Lists and Tuples
Skip Montanaro
skip at pobox.com
Fri Dec 5 15:24:01 EST 2003
Roy> That's a good example, because it makes for a nice segue. If you
Roy> were holding data from a form that looked like:
Roy> Street: ___________________________
Roy> City: ___________________________
Roy> State: ___________________________
Roy> Zip: ___________________________
Roy> Then I agree you're looking at a 4-tuple (assuming you didn't want
Roy> to go whole-hog and define an Address class).

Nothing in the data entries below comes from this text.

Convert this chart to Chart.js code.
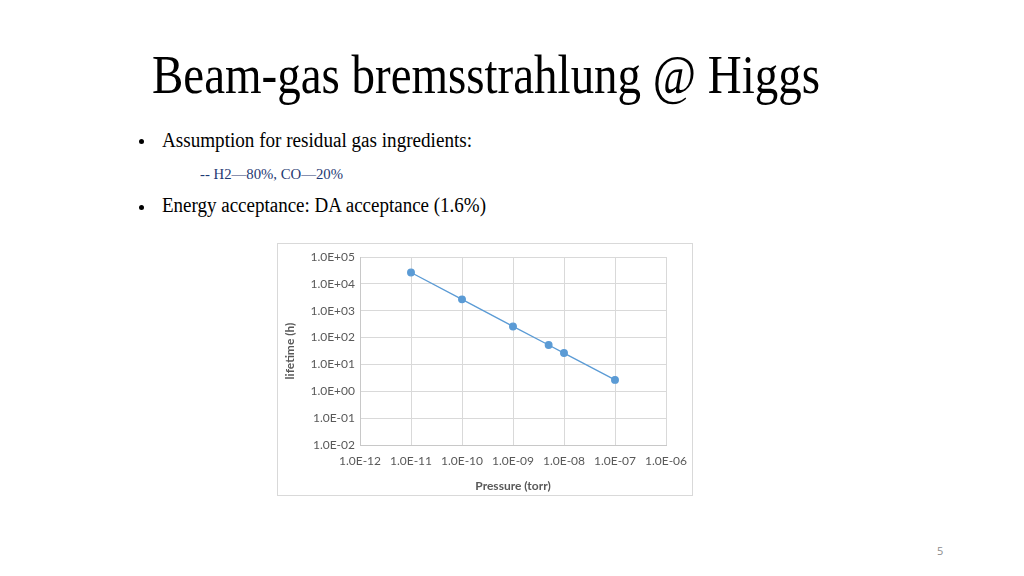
<!DOCTYPE html>
<html>
<head>
<meta charset="utf-8">
<script src="https://cdn.jsdelivr.net/npm/chart.js@4.4.1/dist/chart.umd.min.js"></script>
<style>
  html, body { margin: 0; padding: 0; background: #fff; }
  body { width: 1024px; height: 576px; position: relative; overflow: hidden; }
  .txt { position: absolute; white-space: nowrap; font-family: "Liberation Serif", "Times New Roman", serif; color: #000; line-height: 1; transform-origin: 0 50%; }
  #title { left: 152px; top: 48px; font-size: 54px; }
  .b1 { left: 162px; top: 130px; font-size: 20px; }
  .sub { left: 200px; top: 167px; font-size: 14.5px; color: #1f3a73; }
  .b2 { left: 162px; top: 195px; font-size: 20px; }
  .dot { position: absolute; width: 5px; height: 5px; border-radius: 50%; background: #000; }
  #box { position: absolute; left: 277px; top: 243px; width: 416px; height: 253px; box-sizing: border-box; border: 1px solid #d9d9d9; background: #fff; }
  #pg { position: absolute; left: 937px; top: 543px; font-family: "Open Sans", sans-serif; font-size: 11px; color: #8c8c8c; }
</style>
</head>
<body>
<div id="title" class="txt" data-w="668">Beam-gas bremsstrahlung @ Higgs</div>
<div class="dot" style="left:139px;top:139px"></div>
<div class="txt b1" data-w="310">Assumption for residual gas ingredients:</div>
<div class="txt sub" data-w="143">-- H2—80%, CO—20%</div>
<div class="dot" style="left:139px;top:205px"></div>
<div class="txt b2" data-w="324">Energy acceptance: DA acceptance (1.6%)</div>
<div id="box"><canvas id="chart" width="414" height="251"></canvas></div>
<div id="pg">5</div>
<script>
// fit the slide texts to the widths seen on the slide
document.querySelectorAll('.txt[data-w]').forEach(el => {
  const w = el.getBoundingClientRect().width;
  el.style.transform = `scaleX(${(+el.dataset.w / w).toFixed(4)})`;
});

/* ====== data ====== */
const pressure = [1e-11, 1e-10, 1e-9, 5e-9, 1e-8, 1e-7];      // torr
const lifetime = [2.65e4, 2.65e3, 2.6e2, 53, 26.5, 2.65];      // h
const xTicks = [1e-12, 1e-11, 1e-10, 1e-9, 1e-8, 1e-7, 1e-6];
const yTicks = [1e-2, 1e-1, 1e0, 1e1, 1e2, 1e3, 1e4, 1e5];

function sciLabel(v) {
  const e = Math.round(Math.log10(v));
  const sign = e < 0 ? '-' : '+';
  return '1.0E' + sign + String(Math.abs(e)).padStart(2, '0');
}

const axisGrey = '#595959';
const gridGrey = '#d9d9d9';

new Chart(document.getElementById('chart'), {
  type: 'line',
  data: {
    datasets: [{
      label: 'lifetime',
      data: pressure.map((p, i) => ({ x: p, y: lifetime[i] })),
      borderColor: '#5b9bd5',
      backgroundColor: '#5b9bd5',
      borderWidth: 1.3,
      pointRadius: 3.3,
      pointHoverRadius: 3.3,
      tension: 0
    }]
  },
  options: {
    responsive: false,
    animation: false,
    layout: { padding: { top: 13, right: 26, bottom: 0, left: 0 } },
    plugins: { legend: { display: false }, tooltip: { enabled: false } },
    scales: {
      x: {
        type: 'logarithmic',
        min: xTicks[0],
        max: xTicks[xTicks.length - 1],
        afterBuildTicks: s => { s.ticks = xTicks.map(v => ({ value: v })); },
        afterFit: s => { s.height = 50; s.paddingLeft = 0; s.paddingRight = 0; },
        grid: { color: gridGrey, drawTicks: false },
        border: { color: '#c8c8c8' },
        ticks: { padding: 9, color: axisGrey, font: { family: 'Lato', size: 12 }, callback: v => sciLabel(v), maxRotation: 0, autoSkip: false },
        title: { display: true, text: 'Pressure (torr)', color: axisGrey, font: { family: 'Lato', size: 12, weight: 'bold' }, padding: { top: 0, bottom: 2 } }
      },
      y: {
        type: 'logarithmic',
        min: yTicks[0],
        max: yTicks[yTicks.length - 1],
        afterBuildTicks: s => { s.ticks = yTicks.map(v => ({ value: v })); },
        afterFit: s => { s.width = 82; s.paddingTop = 0; s.paddingBottom = 0; },
        grid: { color: gridGrey, drawTicks: false },
        border: { color: '#c8c8c8' },
        ticks: { padding: 5, color: axisGrey, font: { family: 'Lato', size: 12 }, callback: v => sciLabel(v), autoSkip: false },
        title: { display: true, text: 'lifetime (h)', color: axisGrey, font: { family: 'Lato', size: 12, weight: 'bold' }, padding: { top: 5, bottom: 0 } }
      }
    }
  }
});
</script>
</body>
</html>
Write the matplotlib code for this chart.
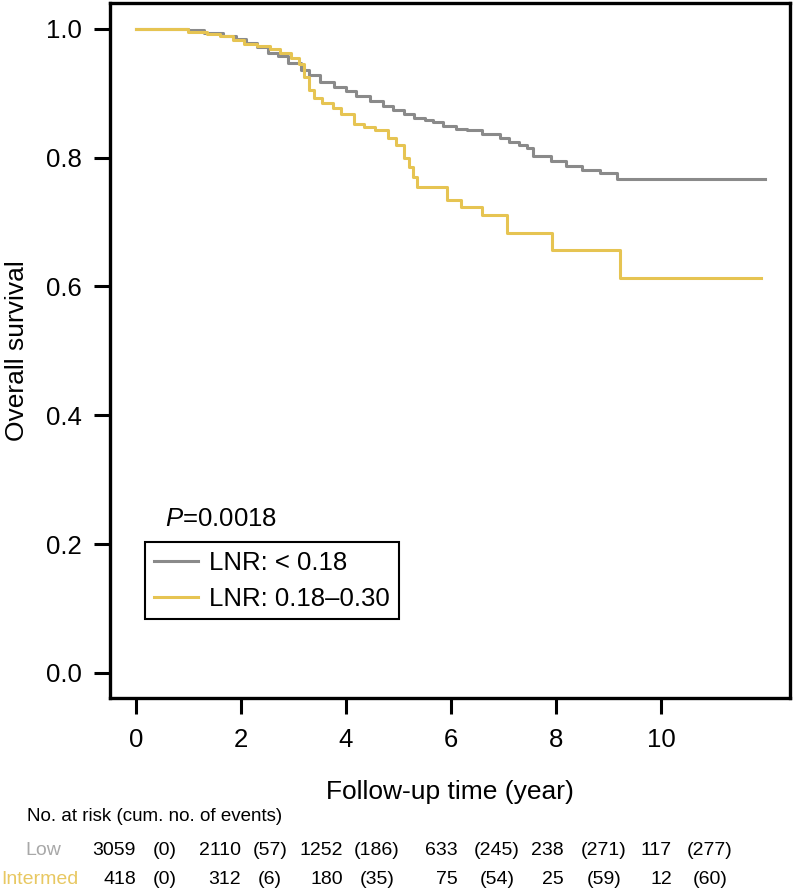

But, imagine a
Roy> somewhat more generic form that looked like:
Roy> Address line 1: ________________________
Roy> Address line 2: ________________________
Roy> Address line 3: ________________________
Roy> Address line 4: ________________________
Roy> You might fill in exactly the same data, but now if feels like it
Roy> should be a list.
I think you're thinking too hard. ;-) What about:
Street 1: ___________________________
Street 2: ___________________________
Street 3: ___________________________
City: ___________________________
State: ___________________________
Zip: ___________________________
? I might use a tuple containing a list. Of course, in some situations,
the "natural form" your data takes has other external influences. If I was
storing addresses in a SQL table I might use a tuple of five strings (one
per column in the database) and just suffer with the fact that I couldn't
have more than three street elements. If addresses were stored in a pickle
file, I'd might go with a tuple containing a list and three strings.